A few very simple rules may be given for making up groups of this kind. The following suggestions seem safe.
1. Do not use too many species. Two or three are usually more effective than more would be. (The law of simplicity).
2. One species should dominate the group, the others being obviously subordinate. (The law of dominance).
3. The species must harmonize, especially in color, form and habit of growth. (The law of harmony).
4. They must be socially compatible. (The law of ecology).
5. They must all be adapted to the local conditions of soil, drainage, light, etc. (The law of adaptation).
The row of trees is commonly excluded from all naturalistic planting, or is admitted only under protest. The row is obviously artificial and so contradicts flatly the feeling which the landscape gardener is often trying to establish, i. e., the feeling that here nature has had her own way. It is quite plain that the tree row is outside the forms of nature and may even break seriously upon the spirit of naturalistic work.
All this may be granted, and yet the tree row not wholly abolished. There are many places where the natural style may be appropriately adopted yet where the illusion of the uninhabited wilderness can never be attained. Large and obvious compromises with civilization may be made without vitiating entirely the naturalistic method. Straight streets and long architectural lines are common elements in our practical landscape problems; and they are elements to be met frankly and honestly. Along such lines the formal row of trees always has charm, dignity, beauty. It is by no means always necessary, therefore, to exclude such objects of charm, dignity and beauty from every composition on the ground of their essential unnaturalness, especially after the compromise has already been forced from another quarter.

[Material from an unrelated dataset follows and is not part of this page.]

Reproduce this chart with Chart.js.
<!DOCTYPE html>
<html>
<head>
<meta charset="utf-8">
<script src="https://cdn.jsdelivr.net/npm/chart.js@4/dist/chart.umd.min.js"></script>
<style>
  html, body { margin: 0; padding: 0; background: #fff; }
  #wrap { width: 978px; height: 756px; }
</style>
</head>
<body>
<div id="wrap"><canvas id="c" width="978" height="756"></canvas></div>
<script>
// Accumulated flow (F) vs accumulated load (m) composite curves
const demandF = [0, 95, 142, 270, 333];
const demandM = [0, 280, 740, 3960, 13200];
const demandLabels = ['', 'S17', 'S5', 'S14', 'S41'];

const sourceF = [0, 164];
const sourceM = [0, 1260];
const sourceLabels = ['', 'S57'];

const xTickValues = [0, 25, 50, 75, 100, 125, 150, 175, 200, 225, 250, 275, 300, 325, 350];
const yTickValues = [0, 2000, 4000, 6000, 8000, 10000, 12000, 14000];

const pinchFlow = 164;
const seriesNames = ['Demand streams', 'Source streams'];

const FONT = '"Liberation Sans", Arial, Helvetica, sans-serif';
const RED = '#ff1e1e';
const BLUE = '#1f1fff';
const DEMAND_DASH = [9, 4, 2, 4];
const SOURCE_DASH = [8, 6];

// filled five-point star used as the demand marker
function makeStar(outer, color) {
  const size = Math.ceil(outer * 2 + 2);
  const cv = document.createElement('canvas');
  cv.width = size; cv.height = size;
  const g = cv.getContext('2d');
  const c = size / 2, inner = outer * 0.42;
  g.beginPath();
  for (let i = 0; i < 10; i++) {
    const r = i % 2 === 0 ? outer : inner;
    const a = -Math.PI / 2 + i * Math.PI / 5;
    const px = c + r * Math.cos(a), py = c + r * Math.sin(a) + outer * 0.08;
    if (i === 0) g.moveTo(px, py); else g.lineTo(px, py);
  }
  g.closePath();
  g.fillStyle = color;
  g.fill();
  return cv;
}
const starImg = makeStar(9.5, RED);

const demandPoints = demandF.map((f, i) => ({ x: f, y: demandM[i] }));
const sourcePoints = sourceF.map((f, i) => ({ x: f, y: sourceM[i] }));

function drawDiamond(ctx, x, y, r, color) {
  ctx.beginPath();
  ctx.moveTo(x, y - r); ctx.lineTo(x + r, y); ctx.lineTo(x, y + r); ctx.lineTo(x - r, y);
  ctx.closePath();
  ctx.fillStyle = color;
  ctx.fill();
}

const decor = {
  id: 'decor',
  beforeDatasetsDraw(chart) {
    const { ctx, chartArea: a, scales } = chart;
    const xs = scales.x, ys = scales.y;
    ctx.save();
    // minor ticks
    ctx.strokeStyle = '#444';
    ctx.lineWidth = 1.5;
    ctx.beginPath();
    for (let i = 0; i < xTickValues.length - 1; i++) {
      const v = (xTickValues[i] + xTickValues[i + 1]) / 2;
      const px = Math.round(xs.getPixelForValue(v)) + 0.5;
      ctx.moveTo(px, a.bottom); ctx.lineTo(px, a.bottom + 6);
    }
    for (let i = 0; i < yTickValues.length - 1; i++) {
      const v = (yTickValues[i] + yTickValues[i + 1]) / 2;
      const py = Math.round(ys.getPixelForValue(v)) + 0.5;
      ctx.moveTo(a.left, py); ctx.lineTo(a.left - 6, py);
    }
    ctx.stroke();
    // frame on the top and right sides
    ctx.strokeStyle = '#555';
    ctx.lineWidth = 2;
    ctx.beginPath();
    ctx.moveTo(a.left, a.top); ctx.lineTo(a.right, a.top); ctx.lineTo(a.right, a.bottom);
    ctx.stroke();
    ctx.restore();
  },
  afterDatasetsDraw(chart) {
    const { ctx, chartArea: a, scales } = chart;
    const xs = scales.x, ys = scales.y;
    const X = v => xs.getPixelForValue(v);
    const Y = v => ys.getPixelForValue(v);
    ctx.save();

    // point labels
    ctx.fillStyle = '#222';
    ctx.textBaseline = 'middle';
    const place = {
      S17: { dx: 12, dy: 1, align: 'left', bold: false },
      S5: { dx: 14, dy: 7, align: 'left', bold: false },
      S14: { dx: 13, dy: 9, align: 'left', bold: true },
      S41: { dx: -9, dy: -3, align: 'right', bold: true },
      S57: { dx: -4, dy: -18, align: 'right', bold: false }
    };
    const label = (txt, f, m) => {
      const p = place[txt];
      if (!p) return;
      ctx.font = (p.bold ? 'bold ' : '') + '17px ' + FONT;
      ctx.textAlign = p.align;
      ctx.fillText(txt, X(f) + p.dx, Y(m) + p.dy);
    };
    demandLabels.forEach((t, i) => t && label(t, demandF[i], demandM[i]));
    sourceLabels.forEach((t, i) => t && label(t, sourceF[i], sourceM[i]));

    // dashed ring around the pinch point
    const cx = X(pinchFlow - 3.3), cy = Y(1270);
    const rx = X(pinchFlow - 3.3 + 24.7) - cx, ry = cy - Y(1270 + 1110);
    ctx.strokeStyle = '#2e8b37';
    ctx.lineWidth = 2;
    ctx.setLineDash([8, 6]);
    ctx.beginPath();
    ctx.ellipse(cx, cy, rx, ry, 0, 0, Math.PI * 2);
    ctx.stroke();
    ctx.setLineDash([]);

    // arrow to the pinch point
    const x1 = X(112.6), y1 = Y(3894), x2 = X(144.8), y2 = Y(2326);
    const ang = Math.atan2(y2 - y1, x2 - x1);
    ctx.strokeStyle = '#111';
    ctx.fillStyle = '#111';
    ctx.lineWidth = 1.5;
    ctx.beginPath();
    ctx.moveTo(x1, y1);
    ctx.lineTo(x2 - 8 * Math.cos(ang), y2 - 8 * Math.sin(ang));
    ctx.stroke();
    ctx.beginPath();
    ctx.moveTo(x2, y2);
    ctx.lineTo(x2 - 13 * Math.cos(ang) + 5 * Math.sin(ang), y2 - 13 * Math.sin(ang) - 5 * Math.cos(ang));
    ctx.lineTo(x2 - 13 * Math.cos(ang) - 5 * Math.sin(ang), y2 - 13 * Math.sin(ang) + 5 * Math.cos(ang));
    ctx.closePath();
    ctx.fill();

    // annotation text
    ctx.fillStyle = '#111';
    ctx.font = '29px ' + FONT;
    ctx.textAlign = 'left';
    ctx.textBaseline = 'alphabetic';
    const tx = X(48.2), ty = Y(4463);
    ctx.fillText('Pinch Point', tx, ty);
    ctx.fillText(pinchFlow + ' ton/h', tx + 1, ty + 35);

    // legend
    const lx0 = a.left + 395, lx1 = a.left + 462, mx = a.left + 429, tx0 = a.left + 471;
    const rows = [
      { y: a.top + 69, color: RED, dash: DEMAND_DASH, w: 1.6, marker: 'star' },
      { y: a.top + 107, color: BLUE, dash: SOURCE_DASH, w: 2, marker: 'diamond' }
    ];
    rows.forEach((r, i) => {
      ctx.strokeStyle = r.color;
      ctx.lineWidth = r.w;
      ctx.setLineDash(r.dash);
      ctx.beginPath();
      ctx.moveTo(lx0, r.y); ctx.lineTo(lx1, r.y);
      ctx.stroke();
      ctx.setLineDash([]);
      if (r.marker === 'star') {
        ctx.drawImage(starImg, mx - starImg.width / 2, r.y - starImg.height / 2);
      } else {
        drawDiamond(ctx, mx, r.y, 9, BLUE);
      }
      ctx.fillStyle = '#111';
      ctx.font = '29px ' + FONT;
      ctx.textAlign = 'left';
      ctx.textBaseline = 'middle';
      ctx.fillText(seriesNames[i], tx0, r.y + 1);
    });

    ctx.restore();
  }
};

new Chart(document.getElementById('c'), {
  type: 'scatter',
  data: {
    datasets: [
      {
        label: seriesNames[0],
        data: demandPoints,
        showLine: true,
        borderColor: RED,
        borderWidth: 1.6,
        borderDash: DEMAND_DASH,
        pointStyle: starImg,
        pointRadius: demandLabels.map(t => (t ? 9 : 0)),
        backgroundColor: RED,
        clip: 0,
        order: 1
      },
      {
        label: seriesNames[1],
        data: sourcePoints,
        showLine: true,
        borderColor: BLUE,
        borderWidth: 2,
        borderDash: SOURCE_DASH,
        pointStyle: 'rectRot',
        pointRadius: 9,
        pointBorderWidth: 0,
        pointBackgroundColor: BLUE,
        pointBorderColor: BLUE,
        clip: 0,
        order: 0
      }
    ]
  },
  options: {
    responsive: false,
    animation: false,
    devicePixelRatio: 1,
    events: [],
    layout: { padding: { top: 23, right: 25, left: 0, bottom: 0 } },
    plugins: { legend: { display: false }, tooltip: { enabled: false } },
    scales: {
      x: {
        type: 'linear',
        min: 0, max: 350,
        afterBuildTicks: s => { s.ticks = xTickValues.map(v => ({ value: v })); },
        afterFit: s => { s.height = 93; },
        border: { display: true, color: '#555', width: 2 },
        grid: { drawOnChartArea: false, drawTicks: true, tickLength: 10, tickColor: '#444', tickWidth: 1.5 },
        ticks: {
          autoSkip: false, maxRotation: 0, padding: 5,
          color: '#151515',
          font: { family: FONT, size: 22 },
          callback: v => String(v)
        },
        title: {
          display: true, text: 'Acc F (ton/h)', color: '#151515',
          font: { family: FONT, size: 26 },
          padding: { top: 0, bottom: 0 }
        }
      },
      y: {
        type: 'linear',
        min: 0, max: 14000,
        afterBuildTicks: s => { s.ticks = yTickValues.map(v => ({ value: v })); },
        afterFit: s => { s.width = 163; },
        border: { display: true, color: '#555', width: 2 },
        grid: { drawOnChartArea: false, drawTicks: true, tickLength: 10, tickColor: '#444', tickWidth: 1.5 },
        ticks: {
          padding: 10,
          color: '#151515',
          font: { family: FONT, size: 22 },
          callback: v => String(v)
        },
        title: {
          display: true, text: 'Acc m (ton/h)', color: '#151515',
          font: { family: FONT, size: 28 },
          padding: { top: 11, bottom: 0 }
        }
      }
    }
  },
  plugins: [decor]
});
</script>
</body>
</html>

What is true of the formal tree row will be even more readily admitted in the matter of the informal row. In all the regions of the Old World where men have lived long and numerously, and in those parts of America which have approached the same conditions, we find the informal irregular tree row a very common unit in the landscape. Such ragged rows represent the borders of old fields, old fence lines, the position of lost roads or of property divisions. As a rule they are picturesque and pleasing—often extremely so. Look on the paintings in the art gallery and see how frequently their beauty has moved the artist's brush. It would be folly to reject from our landscape gardening a unit of such approved power. We are not even justified in excluding it from the natural style, for indeed these picturesque tree borders do not fit any better, nor half so well, into any formal gardening.

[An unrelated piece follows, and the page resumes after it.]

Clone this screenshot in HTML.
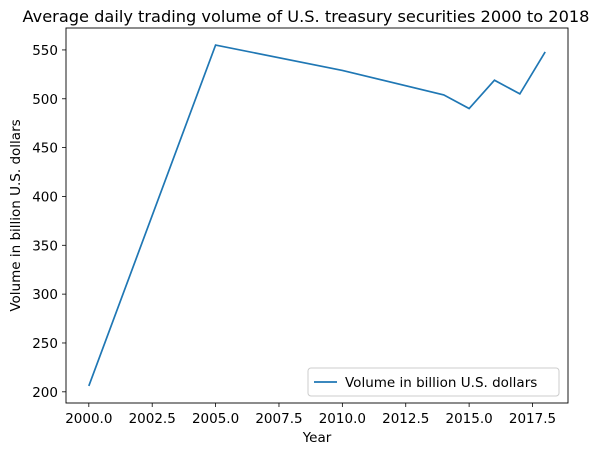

If we are able to adopt—as we surely shall be within the next century—the agricultural landscape more fully into our feeling for nature we shall be less sensitive about the unnaturalness of these informal rows of trees and shrubbery. The agricultural landscape is in reality one of the great topographical types, and one which we must learn to appreciate more highly.
Mass planting is a comparatively new discovery in landscape gardening and marks one of the greatest advances yet made toward a genuinely naturalistic style. The use of trees by the thousands for screens or backgrounds, the introduction of rhododendrons by carloads for underplanting, the development of considerable forest tracts as elements in pictorial landscape treatment, these are all good examples of mass planting. We may have mass effects on a much smaller scale than this, however. Without splitting hairs we may define a mass as a group of such extent that its limits are not all visible from some chosen point of view.
Mass plantings are of two kinds, pure and mixed. Pure masses are composed of a single species or variety, mixed masses of several. The usual continuous border planting follows the mass structure.
The social group will usually be a mass planting, though some of the large groups, containing a dozen or more individuals, may be constructed on the social principle. This social or ecological principle is discussed at greater length elsewhere (see page 51) so that for the present we need only call attention to it as one of the methods of group composition.
Having now considered the various types of groups from the structural standpoint it is important to discuss the relation of the group to the larger elements of landscape structure and to other principles of composition.
It must be pointed out first of all that these various groups are all perfectly natural forms. Nature uses all these groupings. It is possible, as all of us sadly realize, to construct any of these groupings in a very unnatural and artificial manner; but it is possible also, no matter how difficult it may be, to present them in a perfectly naturalistic and agreeable character. In fact, the grouping of plants is one of the first principles in nature's own methods of distribution. In a word, good grouping is absolutely essential to the natural style.